Request smuggling attacks exploit discrepancies between how proxies and backend servers parse HTTP requests. An attacker crafts a request that your reverse proxy interprets differently from your Node.js application, potentially bypassing authentication or accessing other users' requests.
If you disabled strict parsing to maintain compatibility with a legacy payment gateway, you created this condition.
OWASP ASVS v4.0.3 Section 5.1.5 requires rejecting malformed HTTP requests. The strict parsing update enforced this requirement. Disabling it meant accepting malformed input, violating basic input validation controls.
ISO/IEC 27001:2022 Annex A.8.32 (change management) requires testing changes to systems and applications. Applying a security patch without testing against actual traffic patterns, including malformed headers, represents a change management failure.
NIST 800-53 Rev 5 SI-2 (Flaw Remediation) requires installing security-relevant software updates within defined time periods. The control assumes you have testing procedures that catch breaking changes before production deployment.
Lessons and Action Items for Your Team
Build an HTTP compliance test suite. Capture representative production traffic and replay it against a staging environment running the patched Node.js version. Tools like tcpdump and mitmproxy can record real HTTP exchanges. Your test suite should include:
- Traffic from every external API you integrate with
- Requests from legacy internal services
- Headers from all client types (mobile apps, browser JavaScript, server-to-server calls)
Run this suite before applying any Node.js update that affects HTTP parsing.
Map your Node.js footprint. Create a complete inventory of:
- Which applications run Node.js and their versions
- Which dependencies those applications use
- Which external services send HTTP requests to those applications
If the CVE-2019-15606 patch broke your API only after deployment, you lack this inventory. Build it now using tools like npm audit and runtime dependency scanning.
Establish version support policies. If you were running Node.js versions older than 10.x during this incident, you had no supported upgrade path for the security fix. Your policy should require:
- Migration off any version within 90 days of its end-of-life date
- Quarterly reviews of all runtime dependencies' support status
- Budget allocation for upgrade work before security incidents force emergency changes
Never disable security controls to fix compatibility. The --http-parser=legacy flag exists to give you time to fix underlying violations while protected by other controls. If you enabled it, you need:
- A documented exception with executive approval
- Compensating controls (WAF rules, additional input validation)
- A remediation deadline with assigned owners
- Weekly status updates until the flag is removed
Test patches in production-like conditions. "Production-like" means more than matching your infrastructure.
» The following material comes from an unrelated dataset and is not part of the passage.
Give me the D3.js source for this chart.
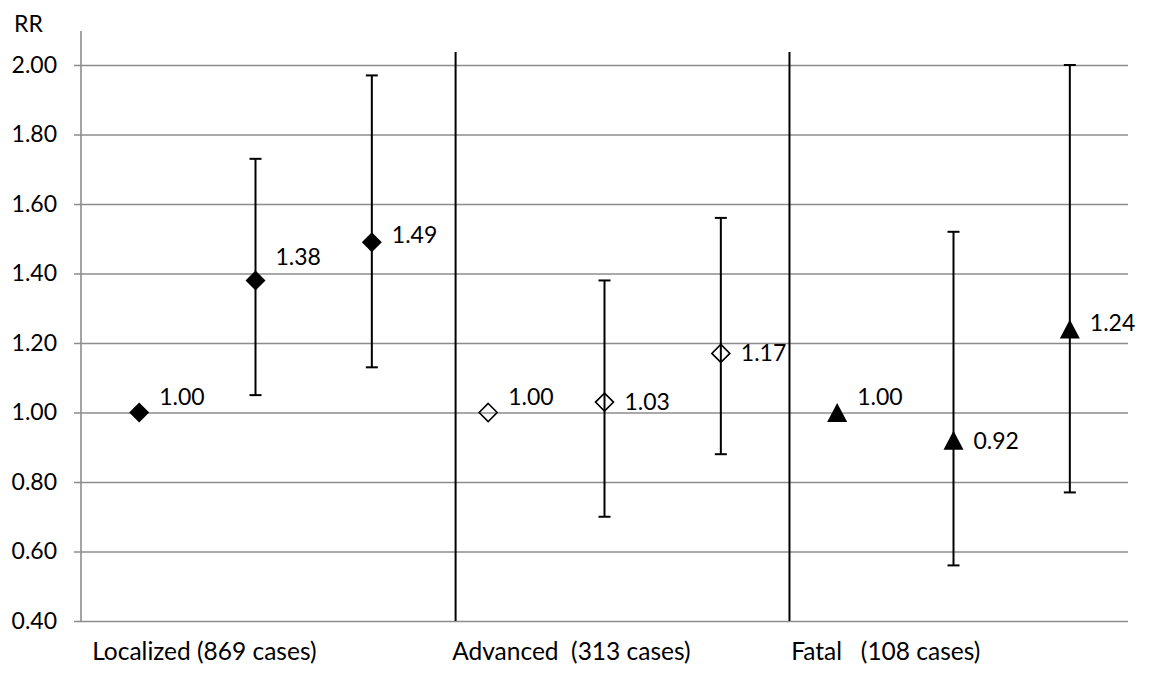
<!DOCTYPE html>
<html>
<head>
<meta charset="utf-8">
<script src="https://cdn.jsdelivr.net/npm/d3@7"></script>
<style>
  body { margin: 0; background: #fff; }
  text { font-family: Lato, "Open Sans", sans-serif; fill: #000; }
</style>
</head>
<body>
<div class="canvas"></div>
<script>
// what to show
var groups = ['Localized (869 cases)', 'Advanced  (313 cases)', 'Fatal   (108 cases)'],
    markers = ['diamond', 'diamondOpen', 'triangle'];

var rr     = [1.00, 1.38, 1.49, 1.00, 1.03, 1.17, 1.00, 0.92, 1.24],
    ciLow  = [null, 1.05, 1.13, null, 0.70, 0.88, null, 0.56, 0.77],
    ciHigh = [null, 1.73, 1.97, null, 1.38, 1.56, null, 1.52, 2.00];

var yTicks = [0.40, 0.60, 0.80, 1.00, 1.20, 1.40, 1.60, 1.80, 2.00];

// where does it live
var width = 1150,
    height = 673,
    plot = { left: 81, right: 1128, top: 65, bottom: 621 },
    fontSize = 23,
    groupFontSize = 24.5;

var svg = d3.select('.canvas').append('svg')
    .attr('width', width)
    .attr('height', height);

var x = d3.scaleLinear().domain([-0.5, rr.length - 0.5]).range([plot.left, plot.right]),
    y = d3.scaleLinear().domain([0.4, 2.0]).range([plot.bottom, plot.top]);

// grid lines, ticks stick out left of the axis
var yAxis = d3.axisLeft(y)
    .tickValues(yTicks)
    .tickFormat(d3.format('.2f'))
    .tickSize(-(plot.right - plot.left))
    .tickPadding(24);

var gy = svg.append('g')
    .attr('transform', 'translate(' + plot.left + ',0)')
    .call(yAxis);
gy.select('.domain').remove();
gy.selectAll('.tick line')
    .attr('x1', -7)
    .attr('stroke', '#8c8c8c')
    .attr('stroke-width', 1.6);
gy.selectAll('.tick text')
    .attr('font-size', fontSize)
    .attr('font-family', 'Lato, sans-serif')
    .attr('fill', '#000');

// vertical axis line
svg.append('line')
    .attr('x1', plot.left).attr('x2', plot.left)
    .attr('y1', 31).attr('y2', plot.bottom)
    .attr('stroke', '#8c8c8c')
    .attr('stroke-width', 1.6);

svg.append('text')
    .attr('x', 14)
    .attr('y', 32)
    .attr('font-size', fontSize)
    .text('RR');

// separators between the groups
var separators = [2.72, 5.59];
svg.selectAll('.sep')
    .data(separators)
    .enter()
    .append('line')
    .attr('x1', function (d) { return x(d); })
    .attr('x2', function (d) { return x(d); })
    .attr('y1', 52)
    .attr('y2', plot.bottom)
    .attr('stroke', '#000')
    .attr('stroke-width', 2);

// group labels under the axis
var groupShift = [-47, -36, -46];
svg.selectAll('.grp')
    .data(groups)
    .enter()
    .append('text')
    .attr('x', function (d, i) { return x(i * 3) + groupShift[i]; })
    .attr('y', 660)
    .attr('font-size', groupFontSize)
    .style('white-space', 'pre')
    .text(function (d) { return d; });

// error bars
var pts = rr.map(function (v, i) {
    return { i: i, v: v, lo: ciLow[i], hi: ciHigh[i], m: markers[Math.floor(i / 3)] };
});

var bars = svg.selectAll('.err')
    .data(pts.filter(function (d) { return d.lo !== null; }))
    .enter()
    .append('g')
    .attr('stroke', '#000')
    .attr('stroke-width', 2);

bars.append('line')
    .attr('x1', function (d) { return x(d.i); })
    .attr('x2', function (d) { return x(d.i); })
    .attr('y1', function (d) { return y(d.lo); })
    .attr('y2', function (d) { return y(d.hi); });
bars.append('line')
    .attr('x1', function (d) { return x(d.i) - 6; })
    .attr('x2', function (d) { return x(d.i) + 6; })
    .attr('y1', function (d) { return y(d.hi); })
    .attr('y2', function (d) { return y(d.hi); });
bars.append('line')
    .attr('x1', function (d) { return x(d.i) - 6; })
    .attr('x2', function (d) { return x(d.i) + 6; })
    .attr('y1', function (d) { return y(d.lo); })
    .attr('y2', function (d) { return y(d.lo); });

// markers
var shape = {
    diamond: 'M0,-10L10,0L0,10L-10,0Z',
    diamondOpen: 'M0,-9L9,0L0,9L-9,0Z',
    triangle: 'M0,-9.5L10,9.5L-10,9.5Z'
};

svg.selectAll('.pt')
    .data(pts)
    .enter()
    .append('path')
    .attr('transform', function (d) { return 'translate(' + x(d.i) + ',' + y(d.v) + ')'; })
    .attr('d', function (d) { return shape[d.m]; })
    .attr('fill', function (d) { return d.m === 'diamondOpen' ? 'none' : '#000'; })
    .attr('stroke', '#000')
    .attr('stroke-width', function (d) { return d.m === 'diamondOpen' ? 1.6 : 0; });

// value labels, nudged like the original
var labelUp = [16, 24, 7, 16, 0, 0, 16, -1, 6];
svg.selectAll('.lbl')
    .data(pts)
    .enter()
    .append('text')
    .attr('x', function (d) { return x(d.i) + 20; })
    .attr('y', function (d) { return y(d.v) - labelUp[d.i]; })
    .attr('dy', '0.35em')
    .attr('font-size', fontSize)
    .text(function (d) { return d.v.toFixed(2); });
</script>
</body>
</html>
It means:
- Representative traffic volume
- Real client applications, not just curl commands
- Actual integration partners, not mocked responses
- The same reverse proxies, load balancers, and API gateways your production environment uses
The malformed headers that broke after the strict parsing update came from real clients. Synthetic tests wouldn't have caught them.
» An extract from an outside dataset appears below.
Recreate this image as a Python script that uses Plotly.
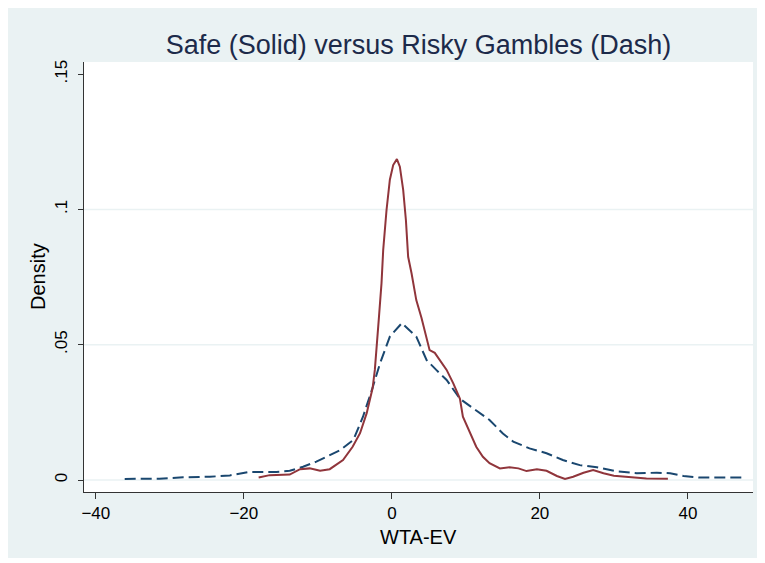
import plotly.graph_objects as go

# Safe gambles (solid line) - kernel density of WTA-EV
safe_x = [-18.0, -16.5, -13.8, -12.4, -11.1, -9.7, -8.4, -6.6, -5.3, -4.3, -3.4, -2.6, -2.3,
          -2.07, -1.75, -1.4, -1.17, -0.72, -0.27, 0.18, 0.68, 1.08, 1.53, 1.9, 2.2, 2.66,
          3.3, 4.0, 4.7, 5.1, 5.8, 7.4, 8.3, 9.2, 9.6, 10.5, 11.4, 12.3, 13.2, 14.6, 15.9,
          17.1, 18.2, 19.6, 20.9, 22.3, 23.4, 24.5, 25.9, 27.2, 28.6, 30.0, 31.7, 34.4, 37.3]
safe_y = [0.0009, 0.0018, 0.0020, 0.0040, 0.0043, 0.0034, 0.0040, 0.0074, 0.0123, 0.0173,
          0.0247, 0.0340, 0.0407, 0.0480, 0.0600, 0.0727, 0.0850, 0.0998, 0.1110, 0.1164,
          0.1186, 0.1158, 0.1072, 0.0960, 0.0825, 0.0764, 0.0665, 0.0600, 0.0517, 0.0480,
          0.0470, 0.0407, 0.0357, 0.0300, 0.0234, 0.0180, 0.0123, 0.0086, 0.0062, 0.0043,
          0.0047, 0.0043, 0.0033, 0.0040, 0.0034, 0.0015, 0.0004, 0.0012, 0.0027, 0.0037,
          0.0025, 0.0016, 0.0012, 0.0006, 0.0005]

# Risky gambles (dashed line)
risky_x = [-36.1, -31.4, -28.2, -24.6, -21.9, -19.2, -17.4, -15.6, -13.8, -12.0, -10.2, -8.6,
           -7.0, -5.2, -3.9, -2.7, -1.6, -0.27, 1.35, 3.3, 4.7, 6.0, 7.4, 9.2, 11.0, 13.2,
           15.0, 16.4, 18.6, 20.9, 23.1, 25.4, 27.7, 30.4, 33.1, 35.8, 37.6, 39.4, 41.6, 47.3]
risky_y = [0.0004, 0.0005, 0.0010, 0.0012, 0.0017, 0.0030, 0.0030, 0.0030, 0.0034, 0.0049,
           0.0068, 0.0089, 0.0110, 0.0148, 0.0234, 0.0333, 0.0431, 0.0530, 0.0580, 0.0530,
           0.0443, 0.0407, 0.0370, 0.0300, 0.0265, 0.0222, 0.0172, 0.0142, 0.0117, 0.0099,
           0.0074, 0.0055, 0.0047, 0.0032, 0.0025, 0.0027, 0.0025, 0.0015, 0.0009, 0.0009]

x_ticks = [-40, -20, 0, 20, 40]
y_ticks = [0, 0.05, 0.1, 0.15]
y_tick_text = ["0", ".05", ".1", ".15"]
grid_vals = [0, 0.05, 0.1]

title_text = "Safe (Solid) versus Risky Gambles (Dash)"
x_title = "WTA-EV"
y_title = "Density"

FONT = "Arial, Liberation Sans, sans-serif"
BG = "#EAF2F3"

W, H = 757, 550

fig = go.Figure()
fig.add_trace(go.Scatter(x=risky_x, y=risky_y, mode="lines",
                         line=dict(color="#1A476F", width=2, dash="11px,5px"),
                         showlegend=False))
fig.add_trace(go.Scatter(x=safe_x, y=safe_y, mode="lines",
                         line=dict(color="#90353B", width=2),
                         showlegend=False))

shapes = []
for g in grid_vals:
    shapes.append(dict(type="line", xref="paper", yref="y", x0=0, x1=1, y0=g, y1=g,
                       line=dict(color=BG, width=1.5), layer="below"))

fig.update_layout(
    width=W, height=H,
    margin=dict(l=76, r=12, t=54, b=66),
    paper_bgcolor=BG, plot_bgcolor="white",
    shapes=shapes,
    font=dict(family=FONT, color="black", size=16),
    title=dict(text=title_text, x=0.5, xref="paper", xanchor="center",
               y=1 - 37 / H, yref="container", yanchor="middle",
               font=dict(size=27, color="#1C2A4A", family=FONT)),
    annotations=[
        dict(text=x_title, xref="paper", yref="paper", x=0.5, y=-45 / 430,
             xanchor="center", yanchor="middle", showarrow=False,
             font=dict(size=20, color="black", family=FONT)),
        dict(text=y_title, xref="paper", yref="paper", x=-46 / 669, y=0.5,
             xanchor="center", yanchor="middle", textangle=-90, showarrow=False,
             font=dict(size=20, color="black", family=FONT)),
    ],
)
fig.update_xaxes(range=[-41.6, 48.8], tickvals=x_ticks, showgrid=False, zeroline=False,
                 showline=True, linecolor="#333333", linewidth=1,
                 ticks="outside", ticklen=6, tickcolor="#333333",
                 tickfont=dict(size=17, color="black", family=FONT))
fig.update_yaxes(range=[-0.00443, 0.1545], tickvals=y_ticks, ticktext=y_tick_text,
                 showgrid=False, zeroline=False,
                 showline=True, linecolor="#333333", linewidth=1,
                 ticks="outside", ticklen=5, tickcolor="#333333", tickangle=-90,
                 ticklabelstandoff=4,
                 tickfont=dict(size=17, color="black", family=FONT))

fig.write_html("out.html")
Treat parser changes as breaking changes. Any update that makes input validation stricter—whether it's HTTP parsing, JSON parsing, or XML validation—can break existing integrations. Flag these updates in your change management process with the same scrutiny you'd apply to API contract changes.
The Node.js team made the right call with strict HTTP parsing. The vulnerability was critical, and the standard was clear. Organizations struggled because they had been violating HTTP specifications unknowingly. The patch didn't break their systems; it revealed their existing issues.
Your action item: identify and correct any current violations before the next security update exposes them.